This script utilizes the Jira Python API and NLTK library to extract, tokenize, and analyze the text data of Jira issues. It allows you to query Jira issues, extract specified fields, and perform natural language processing tasks such as tokenization and removing stop words. The script also generates a Pandas DataFrame with the Project Name, Summary, and Issue Key, as well as a frequency distribution of the top words. The script also generate an alluvial flow diagram of the top words and their corresponding project key.
To use this script, you will need to have a Jira account and an API token. You will also need to have the following Python packages installed:
- jira
-nltk
-pandas
-matplotlib
-plotly
-seaborn
-colour
-alluvial
You can install these packages by running the following command:
pip install jira nltk pandas matplotlib plotly seaborn colour alluvial
You can then run the script by providing your Jira URL, API token, and query string as command-line arguments:
python jira_issue_tokenizer_and_analyzer.py --url https://your-jira-url --token your-api-token --query "project = YOURPROJECT AND resolution = Done"
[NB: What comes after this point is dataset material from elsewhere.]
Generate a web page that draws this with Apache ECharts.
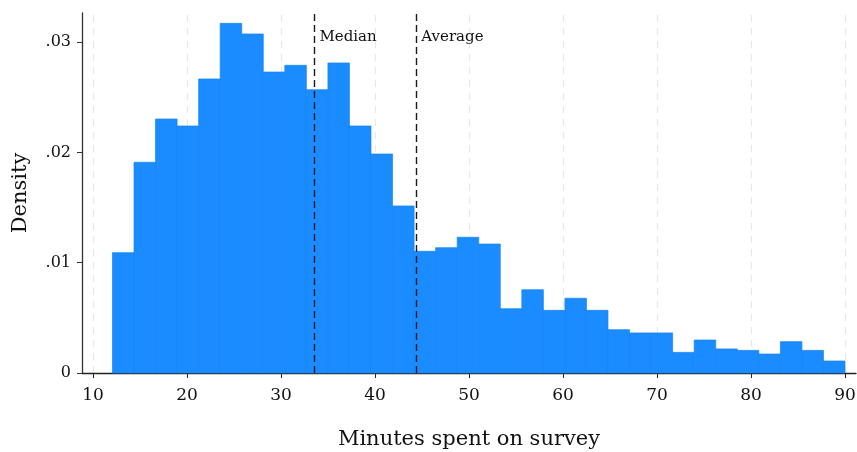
<!DOCTYPE html>
<html>
<head>
<meta charset="utf-8">
<script src="https://cdn.jsdelivr.net/npm/echarts@6/dist/echarts.min.js"></script>
<style>
  html, body { margin: 0; padding: 0; background: #fff; }
  #chart { width: 857px; height: 452px; }
</style>
</head>
<body>
<div id="chart"></div>
<script>
// Histogram of survey completion times (density scale)
const binStart = 12.07;
const binWidth = 2.2921;
const density = [
  0.01091, 0.01910, 0.02302, 0.02239, 0.02665, 0.03169, 0.03073, 0.02728,
  0.02789, 0.02568, 0.02810, 0.02239, 0.01985, 0.01514, 0.01103, 0.01136,
  0.01230, 0.01169, 0.00583, 0.00755, 0.00568, 0.00677, 0.00568, 0.00393,
  0.00363, 0.00363, 0.00187, 0.00299, 0.00218, 0.00205, 0.00172, 0.00284,
  0.00205, 0.00109
];
const xTicks = [10, 20, 30, 40, 50, 60, 70, 80, 90];
const yTicks = [0, 0.01, 0.02, 0.03];
const medianValue = 33.56;
const averageValue = 44.4;
const markerLabelY = 0.03045;

const serif = "'DejaVu Serif', 'Liberation Serif', serif";

const bins = density.map((d, i) => [binStart + i * binWidth, binStart + (i + 1) * binWidth, d]);

const chart = echarts.init(document.getElementById('chart'), null, { renderer: 'canvas' });

chart.setOption({
  animation: false,
  backgroundColor: '#fff',
  grid: { left: 82, right: 1, top: 13, bottom: 79, containLabel: false, outerBoundsMode: 'none' },
  xAxis: {
    type: 'value',
    min: 8.83,
    max: 91.17,
    name: 'Minutes spent on survey',
    nameLocation: 'middle',
    nameGap: 56,
    nameTextStyle: { fontFamily: serif, fontSize: 21, color: '#111' },
    axisLine: { show: true, lineStyle: { color: '#222', width: 1.3 } },
    axisTick: { show: true, length: 5, customValues: xTicks, lineStyle: { color: '#222' } },
    axisLabel: {
      customValues: xTicks,
      margin: 14,
      fontFamily: serif, fontSize: 17, color: '#111'
    },
    splitLine: { show: false }
  },
  yAxis: {
    type: 'value',
    min: 0,
    max: 0.03263,
    name: 'Density',
    nameLocation: 'middle',
    nameGap: 51,
    nameTextStyle: { fontFamily: serif, fontSize: 21, color: '#111' },
    axisLine: { show: true, lineStyle: { color: '#333', width: 1.3 } },
    axisTick: { show: true, length: 5, customValues: yTicks, lineStyle: { color: '#333' } },
    axisLabel: {
      customValues: yTicks,
      margin: 11,
      fontFamily: serif, fontSize: 16, color: '#111',
      formatter: v => (v === 0 ? '0' : String(+v.toFixed(2)).replace(/^0/, ''))
    },
    splitLine: { show: false }
  },
  series: [
    {
      // light dashed vertical reference lines at each x tick
      type: 'line',
      data: [],
      silent: true,
      z: 0,
      markLine: {
        symbol: 'none',
        silent: true,
        z: 0,
        label: { show: false },
        lineStyle: { color: '#e8e8e8', type: [7, 6], width: 1.2 },
        data: xTicks.map(v => ({ xAxis: v }))
      }
    },
    {
      type: 'custom',
      renderItem: (params, api) => {
        const p0 = api.coord([api.value(0), api.value(2)]);
        const p1 = api.coord([api.value(1), 0]);
        return {
          type: 'rect',
          shape: { x: p0[0], y: p0[1], width: p1[0] - p0[0], height: p1[1] - p0[1] },
          style: { fill: '#1a8cff', stroke: '#1784f2', lineWidth: 0.7 }
        };
      },
      encode: { x: [0, 1], y: 2 },
      data: bins,
      z: 5
    },
    {
      // median and average markers
      type: 'line',
      data: [],
      z: 10,
      markLine: {
        symbol: 'none',
        silent: true,
        z: 10,
        lineStyle: { color: '#1a1a1a', type: [7, 4], width: 1.4 },
        label: { show: false },
        data: [{ xAxis: medianValue }, { xAxis: averageValue }]
      },
      markPoint: {
        symbol: 'circle',
        symbolSize: 0,
        silent: true,
        z: 10,
        label: {
          show: true,
          position: 'right',
          distance: 5,
          fontFamily: serif, fontSize: 15, color: '#111'
        },
        data: [
          { coord: [medianValue, markerLabelY], value: 'Median', label: { formatter: 'Median' } },
          { coord: [averageValue, markerLabelY], value: 'Average', label: { formatter: 'Average' } }
        ]
      }
    }
  ]
});
</script>
</body>
</html>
You can also specify the limit of the results returned from Jira query and the number of top words to keep.
The script will output the following:
-
A CSV file containing the dataframe of the Project Name, Summary, Issue Key and the top 10 words
-
A alluvial flow diagram of the top words and their corresponding project key in PNG format
The script only retrieves the first 1000 results of the query by default. You can increase this by modifying the maxResults parameter in the Jira API query. The script uses the NLTK library's stopwords list for removing stop words. This list is in English, so if your Jira issues contain text in a different language, you may need to modify the script to use a different stopwords list. The script normalizes the text, but it does not perform stemming or lemmatization. The script uses the default color scheme of Plotly and does not use the ebay's color scheme and font; Market Sans. Please note that this is a sample README file. It might not reflect the full functionality of the script and you may have to adjust it accordingly.